The KBW bank stock index is up 100% from the lows. What a change in bank expectations.

The mortgage application index has fallen from 1200 in March to just over 600 in the last three months. 30-year mortgages have moved up from 4.75% to over 5.5% during the same period. Refi's has been a great way of restoring broken balance sheets. The higher mortgages rates cannot be good for the housing market as we enter the key summer season.

$199 billion of TARP funds have been given to banks. $2 billion has been paid back. Another $68 billion is expected from banks which means 35% has been given back in less than nine months.

Is this good or bad? When you look ta write-downs and potential losses, it is hard to imagine that we are out of trouble. The IMF believes there will be %1.o64 trillion in losses. Banks have written-down $564 billion so far, so there still has to be another $500 billion to go. Banks have raised about $75 billion, so where will the rest of the money come from?

Obscurity, Stupidity, and GM - quotes for the week

The obscure takes time to see, bu the obvious takes longer. -Edward R Murrow

Interesting quote from a reporter. How much is obvious but not reported or mis-reported in the news?

"Think of how stupid the average person is, and realize half of them are stupider than that" -George Carlin

"What's good for GM is good for America" - GM President Charlie Wilson

At the time the quote was made in 1953, 1 out of every 200 workers was employed by GM and 3% of GDP. We may still be living in the past on the importance of GM. Motor vehicles only represents 1.5% of GDP from 4% as late as 1988. Japanese and European automakers sell more cars in the US than US big three. The value of GM market cap before bankruptcy was less than the Turkey's and Egypt's auto makers.

Endogenous versus exogenous QE monetary policy

There is growing discussion on differences in quantitative easing monetary policy. On the one hand, there is the activist exogenous monetary policy followed by the Bank of England and Fed through explicit purchase of financial assets in order to control rates. The purchase of mortgages or Treasury debt increases the central bank balance sheet. The purchase of specific securities is expected to lower rates directly. The central bank decides on the when and how much not the market.

On the other hand, endogenous quantitative easing has been followed by the ECB. In this case, the central bank sets a rate of interest but makes funds available to all that want them. The ECB balances has also exploded but it is based on the demand for funds by banks. The endogenous approach is solely based on market driven demand.
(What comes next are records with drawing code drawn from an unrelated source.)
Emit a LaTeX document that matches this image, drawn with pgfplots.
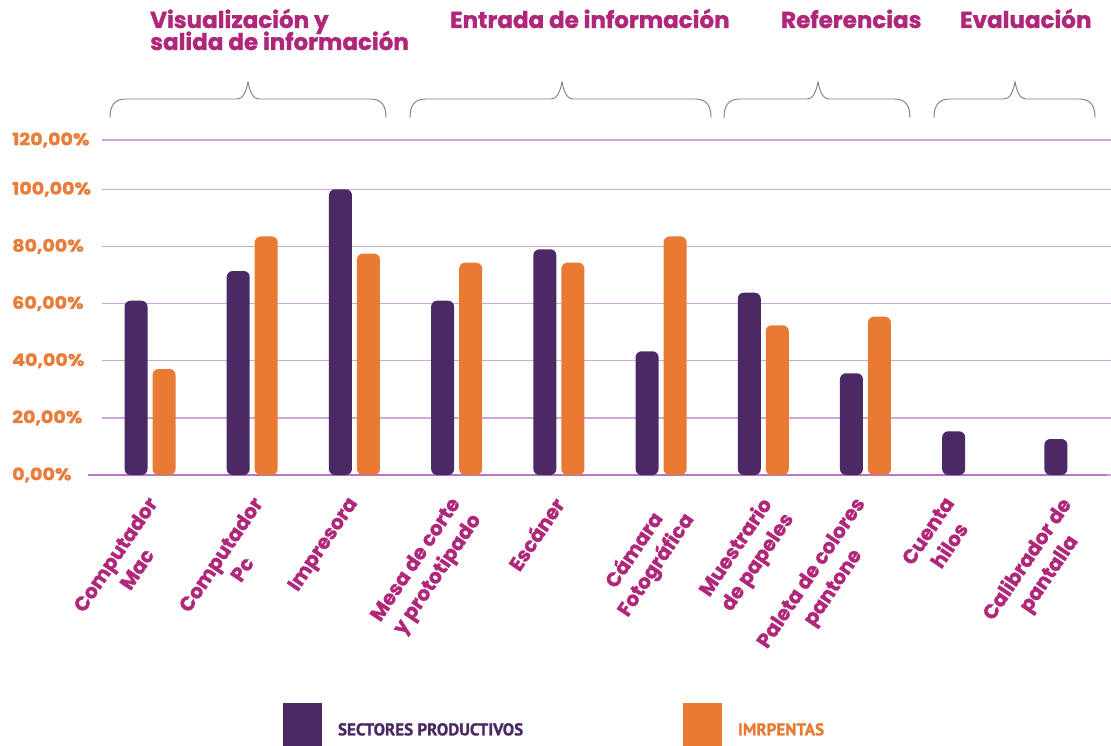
\documentclass[border=0pt]{standalone}
\usepackage{pgfplots}
\pgfplotsset{compat=1.18}
\usepackage{fontspec}
\setmainfont{Poppins}
\newfontfamily\heavy{Poppins}[BoldFeatures={FakeBold=1.3}]
\newfontfamily\tickfont{Poppins}[BoldFeatures={FakeBold=1.3, FakeStretch=1.12}]
\newfontfamily\legfont{PT Sans}[BoldFeatures={FakeBold=1.2}]
\definecolor{cpurple}{RGB}{74,41,101}
\definecolor{corange}{RGB}{233,122,51}
\definecolor{cmag}{RGB}{176,38,120}
\definecolor{ctick}{RGB}{232,124,56}
\definecolor{cgrid}{RGB}{208,165,216}
\definecolor{caxis}{RGB}{185,118,196}
\definecolor{cbrace}{RGB}{125,125,125}

\pgfplotstableread{
x y
0 61.0
1 71.4
2 100.0
3 61.0
4 79.0
5 43.3
6 63.8
7 35.6
8 15.3
9 12.6
}\sectores
\pgfplotstableread{
x y
0 37.1
1 83.5
2 77.5
3 74.3
4 74.3
5 83.5
6 52.4
7 55.4
}\imprentas

\begin{document}
\begin{tikzpicture}
\useasboundingbox (0pt,0pt) rectangle (1111pt,-746pt);
\begin{axis}[
  at={(102pt,-475pt)}, anchor=south west,
  scale only axis, width=1009pt, height=335pt,
  xmin=-0.47, xmax=9.403, ymin=0, ymax=117.25,
  clip=false,
  axis line style={draw=none},
  major tick length=0pt,
  ybar=5pt, bar width=23pt,
  ytick={0,20,40,60,80,100,117.25},
  yticklabels={{0,00\%},{20,00\%},{40,00\%},{60,00\%},{80,00\%},{100,00\%},{120,00\%}},
  ymajorgrids, grid style={cgrid, line width=1.5pt},
  yticklabel style={anchor=west, xshift=-90pt, inner sep=0pt,
    font=\fontsize{17}{17}\selectfont\tickfont\bfseries, text=ctick},
  xtick={-0.04,0.99,1.92,2.92,3.93,4.98,5.96,6.88,7.76,8.89},
  xticklabels={{Computador\\Mac},{Computador\\Pc},{Impresora},{Mesa de corte\\y prototipado},{Escáner},{Cámara\\Fotográfica},{Muestrario\\de papeles},{Paleta de colores\\pantone},{Cuenta\\hilos},{Calibrador de\\pantalla}},
  xticklabel style={yshift=-20pt, rotate=56, anchor=north east, align=center, inner sep=0pt,
    font=\fontsize{20}{26}\selectfont\heavy\bfseries, text=cmag},
  legend columns=2,
  legend style={at={(0.1794,-0.6806)}, anchor=north west, draw=none, fill=none,
    inner sep=0pt, outer sep=0pt, nodes={inner sep=0pt},
    /tikz/every odd column/.append style={column sep=16pt},
    /tikz/every even column/.append style={column sep=0pt}},
  myleg/.style={legend image code/.code={\fill[##1, rounded corners=0pt, draw=none] (0pt,-16pt) rectangle (39pt,27pt);}},
]
\draw[caxis, line width=1.6pt] (axis cs:-0.607,0) -- (axis cs:9.364,0);
\addplot[fill=cpurple, draw=none, rounded corners=6pt, myleg] table[x=x,y=y] {\sectores};
\addplot[fill=corange, draw=none, rounded corners=6pt, myleg] table[x=x,y=y] {\imprentas};
\legend{\makebox[345pt][l]{\fontsize{17}{17}\selectfont\legfont\bfseries\color{cpurple}SECTORES PRODUCTIVOS},
  {\fontsize{17}{17}\selectfont\legfont\bfseries\color{corange}IMRPENTAS}}
\end{axis}
\begin{scope}[font=\fontsize{23}{23}\selectfont\heavy\bfseries, text=cmag]
\node[anchor=base west, inner sep=0pt] at (150pt,-28pt) {Visualización y};
\node[anchor=base west, inner sep=0pt] at (150pt,-50pt) {salida de información};
\node[anchor=base west, inner sep=0pt] at (450pt,-28pt) {Entrada de información};
\node[anchor=base west, inner sep=0pt] at (781pt,-28pt) {Referencias};
\node[anchor=base west, inner sep=0pt] at (960pt,-28pt) {Evaluación};
\end{scope}
\begin{scope}[cbrace, line width=0.9pt]
\foreach \xl/\xm/\xr in {110/248/386, 410/562/711, 724/818/910, 934/1015/1095}{
  \draw (\xl pt,-118pt) .. controls (\xl pt,-106pt) and (\xl pt+4pt,-99pt) .. (\xl pt+16pt,-99pt)
    -- (\xm pt-11pt,-99pt) .. controls (\xm pt-5pt,-99pt) and (\xm pt-2pt,-92pt) .. (\xm pt,-82pt)
    .. controls (\xm pt+2pt,-92pt) and (\xm pt+5pt,-99pt) .. (\xm pt+11pt,-99pt)
    -- (\xr pt-16pt,-99pt) .. controls (\xr pt-4pt,-99pt) and (\xr pt,-106pt) .. (\xr pt,-118pt);
}
\end{scope}
\end{tikzpicture}
\end{document}
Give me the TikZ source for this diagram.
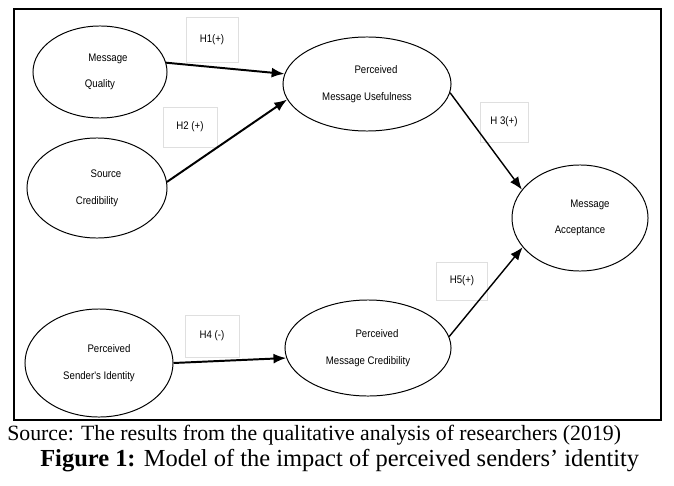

Perhaps this is easier for a country that has more developed bank system but there has been less aggressive reaction to the endogenous approach than the activist approach.

Which is better? My guess is that the endogenous approach will be easier to reverse and control. The exogenous approach will require an active transaction of selling bonds by the central bank. The impact from their purchases could be offset by the future sale. The endogenous approach is a matter of banks making the decision of what they need from the central bank at its stated price. The bank doe snot have to do anything but change the price of money to change the balance sheet and demand.

Friday, June 12, 2009

As we consider tax policy....

A government that robs Peter to pay Paul can always depend on the support of Paul.

- George Bernard Shaw
How will deficits be paid? There are only three ways, increasing tax rates, growing to increase revenues, or inflating to reduce the nominal value of debt. The big fear is that alternatives are limited. There are limits to the increase in tax rates. Many households do not pay taxes now, so there are constraints to the "soak the rich" strategy. The growth alternative is limited if we do not have a V-shaped recovery. An inflation story is limited at this time given the large output gap, but the fear is that the inflation alternative becomes more likely if the first two policy choices are clearly closed. This explains why the back-end expected inflationary expectations are at 2% given the deep recession.